To the Honduras Street Gallery off Old Street for an exhibition of Saharawi art. It's entirely forgiveable if you have no clue what this is, though you'd have to be quite etymologically-challenged not to have a decent guess.
I'll put you out of your misery - and into someone else's - and tell you what it is, via a quick geo-political tutorial. Stick with me - you'll be grateful. To your right, ladies and gentleman, is a map of north-west Africa, with the country of Western Sahara (hence Saharawi, the native inhabitants) highlit.

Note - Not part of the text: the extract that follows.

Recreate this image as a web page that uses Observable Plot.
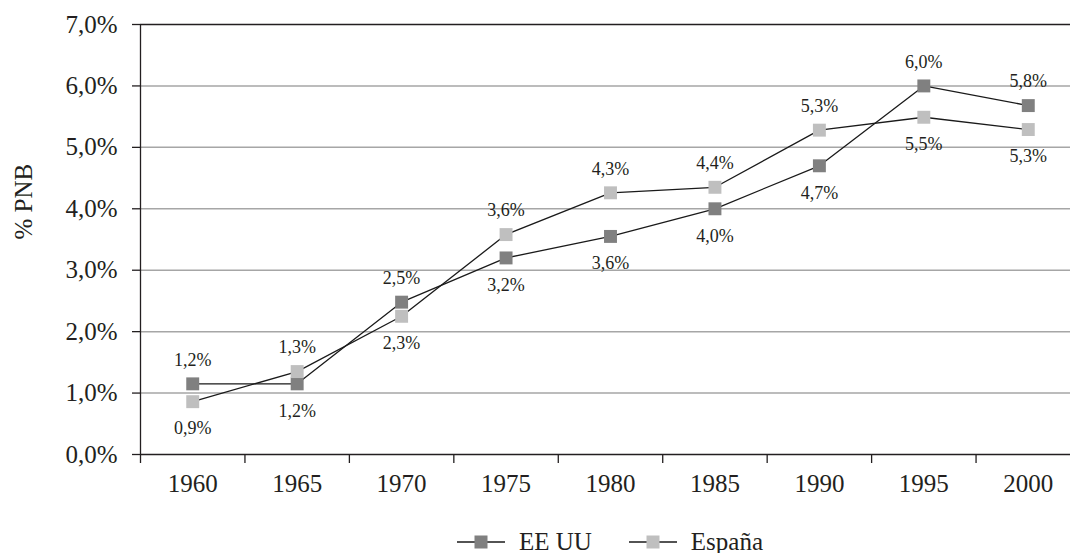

Morocco (to the north) took over Western Sahara in 1975 and since then has oppressed the people, dividing the entire country with a wall (the Berm) which is as long as the distance between London and Moscow and is visible from space. Imagine Palestine without the publicity.
The Saharawi, who are trapped to the east of the Berm, either live in their native land and are beset by thousands of landmines or they are stuck in refugee camps in Algeria (a mere 200,000 of them).
The problem of landmines (the perversion of homeland into hostile land) is so serious that art about the Saharawi cannot avoid confronting it. It does, though, mean that some of the pieces on display here risk being bald political statements with an aesthetic aspect, rather than art for its own sake. Simon Thorpe's portraits of Saharawi men and women almost fall into this trap: the subjects - who have all lost limbs to mines - are there to express the terror of life in Western Sahara. It's not a subtle point he is making.
However, the photos are redeemed by their undeliberate deception and their beauty. When you first look at them, you pick out the desert landscapes of graceful blues and yellows and the bright robes of the subjects, not the disability, making it more shocking when you do see it. The contrast is very telling, suitable for such an important point.
If these are rather posed, the candid photos taken by several refugees in the Algerian camps are generally anything but. The pictures of a reunion of families divided by the Berm were so genuine, shot from among the crush of people at the very moment of reconnection. These make the same point as Thorpe's photos but with much greater poignancy because of their spontaneity and lack of pose.
The show was organised by Sand Blast, which raises awareness of the Western Saharan cause through Saharawi art. This is the first part of its assault on the popular consciousness via the medium of art, with a three-day festival planned for the autumn. If it can continue to bring these voices to our attention - and if we can see them not just as victims of politics but as artists in their own right - we should be grateful.